What this means is the following: animals can learn that every time X happens, Y follows. After an extended period of time, neurons in their brain will then pair those together. History proves, every single time there is a bell, food follows. Therefore sound equals food, even though the bell on it's own doesn't have anything to do with food. Conditioning has many different implications. It can reinforce good behavior, curb bad behavior, and in a lot of ways be the underlying cause of unwanted behavior. 

Using Conditioning to Reinforce Good Behavior

The secret to reinforcing any behavior is all in the timing. Reinforcing good behavior (x) with a reward (y). This can be verbal praise, a treat, a toy, or a pat on the head. Reinforce bad behavior with a consequence. This can be redirecting your attention, a leash correction or telling them ‘no’. For example, when you are calling your dog to come back to you, the moment they turn their body around (this physical change in body movement clearly indicates their intention to come to you) you can bridge that moment in time by saying "GOOD!" (aka the bell! Ding!). If you wait until they come all the way back to you before you say anything, you have missed the moment they made the right decision.

The bridge ("Good") becomes the X factor, the reinforcement (treat or affection) becomes the Y factor. So every time they hear the word, they will pair it with something positive and come back to you!

Using Conditioning to Curb Bad Behavior

Utilizing the same principles, the word "No" becomes the bridge to a consequence for their action. For example, when a dog is jumping on people walking in the front door; if every time you say "OFF!" it is immediately followed by redirecting them down with a leash, the "Off" command becomes the X factor, and a leash correction becomes the Y factor. But X always has to mean Y is coming (good or bad) for those two things to start wiring together.

Self reinforcing behavior is something to consider as well. Things like barking, jumping, and digging are self rewarding. Nothing from you needed! The only effective way to stop these behaviors is by implementing a reinforcement that is greater in value to the dog than their unwanted action.
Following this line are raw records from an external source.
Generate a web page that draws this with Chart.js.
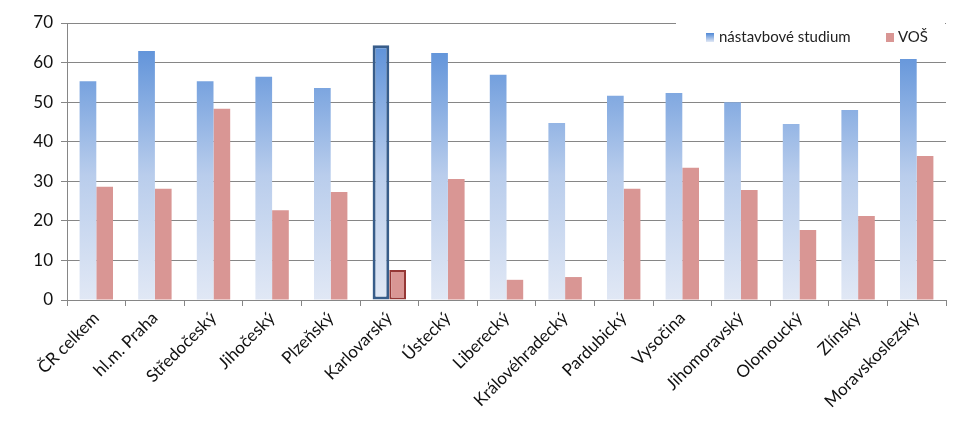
<!DOCTYPE html>
<html>
<head>
<meta charset="utf-8">
<script src="https://cdn.jsdelivr.net/npm/chart.js@4/dist/chart.umd.min.js"></script>
<style>
  html, body { margin: 0; padding: 0; background: #fff; }
  #wrap { width: 961px; height: 436px; position: relative; }
</style>
</head>
<body>
<div id="wrap"><canvas id="chart"></canvas></div>
<script>
// regions (categories)
const regions = ["ČR celkem", "hl.m. Praha", "Středočeský", "Jihočeský", "Plzeňský", "Karlovarský",
  "Ústecký", "Liberecký", "Královéhradecký", "Pardubický", "Vysočina", "Jihomoravský",
  "Olomoucký", "Zlínský", "Moravskoslezský"];
// values
const nastavboveStudium = [55.3, 62.9, 55.3, 56.4, 53.6, 64.4, 62.4, 56.9, 44.7, 51.6, 52.3, 50.0, 44.5, 48.0, 60.9];
const vos = [28.6, 28.1, 48.3, 22.7, 27.3, 7.6, 30.6, 5.1, 5.8, 28.1, 33.4, 27.8, 17.7, 21.2, 36.4];
const yTicks = [0, 10, 20, 30, 40, 50, 60, 70];
const highlighted = "Karlovarský";

const FONT = "Lato, 'Open Sans', sans-serif";

// blue gradient like the office chart
function blueFill(ctx) {
  const area = ctx.chart.chartArea;
  if (!area) return "#8DB3E2";
  const g = ctx.chart.ctx.createLinearGradient(0, area.top, 0, area.bottom);
  g.addColorStop(0, "#4F88D6");
  g.addColorStop(0.55, "#B9CDEC");
  g.addColorStop(1, "#E1E8F5");
  return g;
}

// legend drawn inside the plot on a white box
const boxLegend = {
  id: "boxLegend",
  afterDraw(chart) {
    const c = chart.ctx;
    const a = chart.chartArea;
    c.save();
    c.fillStyle = "#fff";
    c.fillRect(a.right - 270, a.top - 3, 269, 34);
    c.font = "15px " + FONT;
    c.textBaseline = "middle";
    const y = a.top + 14;
    let x = a.right - 240;
    const g = c.createLinearGradient(0, y - 4, 0, y + 5);
    g.addColorStop(0, "#4F88D6");
    g.addColorStop(1, "#E1E8F5");
    c.fillStyle = g;
    c.fillRect(x, y - 4, 8, 9);
    c.fillStyle = "#222";
    c.fillText(chart.data.datasets[0].label, x + 13, y);
    x = a.right - 60;
    c.fillStyle = "#D99694";
    c.fillRect(x, y - 4, 8, 9);
    c.fillStyle = "#222";
    c.fillText(chart.data.datasets[1].label, x + 12, y);
    c.restore();
  }
};

const chart = new Chart(document.getElementById("chart").getContext("2d"), {
  type: "bar",
  data: {
    labels: regions,
    datasets: [
      {
        label: "nástavbové studium",
        data: nastavboveStudium,
        backgroundColor: blueFill,
        borderColor: regions.map(r => r === highlighted ? "#385D8A" : "rgba(0,0,0,0)"),
        borderWidth: regions.map(r => r === highlighted ? 3 : 0),
        borderSkipped: false
      },
      {
        label: "VOŠ",
        data: vos,
        backgroundColor: "#D99694",
        borderColor: regions.map(r => r === highlighted ? "#953735" : "rgba(0,0,0,0)"),
        borderWidth: regions.map(r => r === highlighted ? 2 : 0),
        borderSkipped: false
      }
    ]
  },
  options: {
    responsive: true,
    maintainAspectRatio: false,
    animation: false,
    layout: { padding: { top: 23, right: 15, left: 0, bottom: 0 } },
    categoryPercentage: 0.57,
    barPercentage: 1,
    plugins: {
      legend: { display: false },
      tooltip: { enabled: false }
    },
    scales: {
      x: {
        offset: true,
        grid: {
          offset: true,
          drawOnChartArea: false,
          drawTicks: true,
          tickLength: 6,
          color: "#868686"
        },
        border: { color: "#868686", width: 1 },
        ticks: {
          autoSkip: false,
          maxRotation: 45,
          minRotation: 45,
          color: "#111",
          font: { family: FONT, size: 17 },
          padding: 2
        },
        afterFit: (s) => { s.height = 136; }
      },
      y: {
        min: 0,
        max: 70,
        afterBuildTicks: (s) => { s.ticks = yTicks.map(v => ({ value: v })); },
        grid: { color: "#868686", tickLength: 6 },
        border: { color: "#868686", width: 1 },
        ticks: {
          color: "#111",
          font: { family: FONT, size: 17 },
          padding: 8
        },
        afterFit: (s) => { s.width = 67; }
      }
    }
  },
  plugins: [boxLegend]
});
</script>
</body>
</html>
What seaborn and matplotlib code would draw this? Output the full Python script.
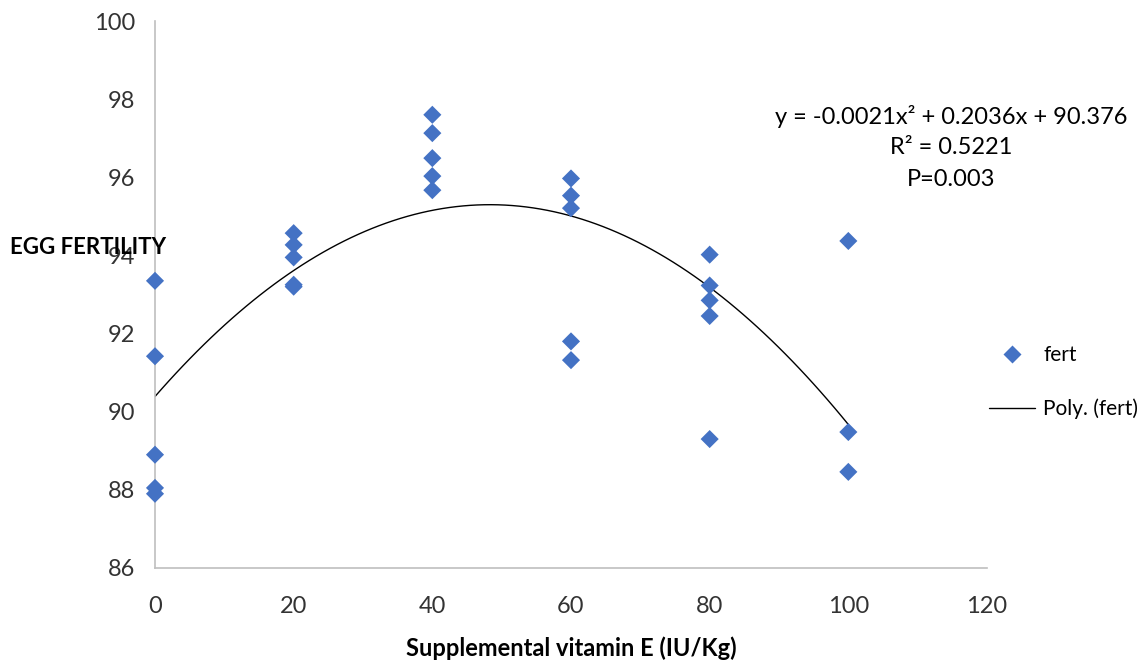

Much like jumping on people when they walk in the door, your reaction has to be immediate and consistent. This can be difficult with behaviors that often happen when the dog is alone. Not giving them the opportunity to make bad decisions can be a more manageable solution. Utilizing crate training, blocking them from being able to see things to bark at, or not allowing free access to a yard to dig when no one is home can all be used in the conditioning process as well.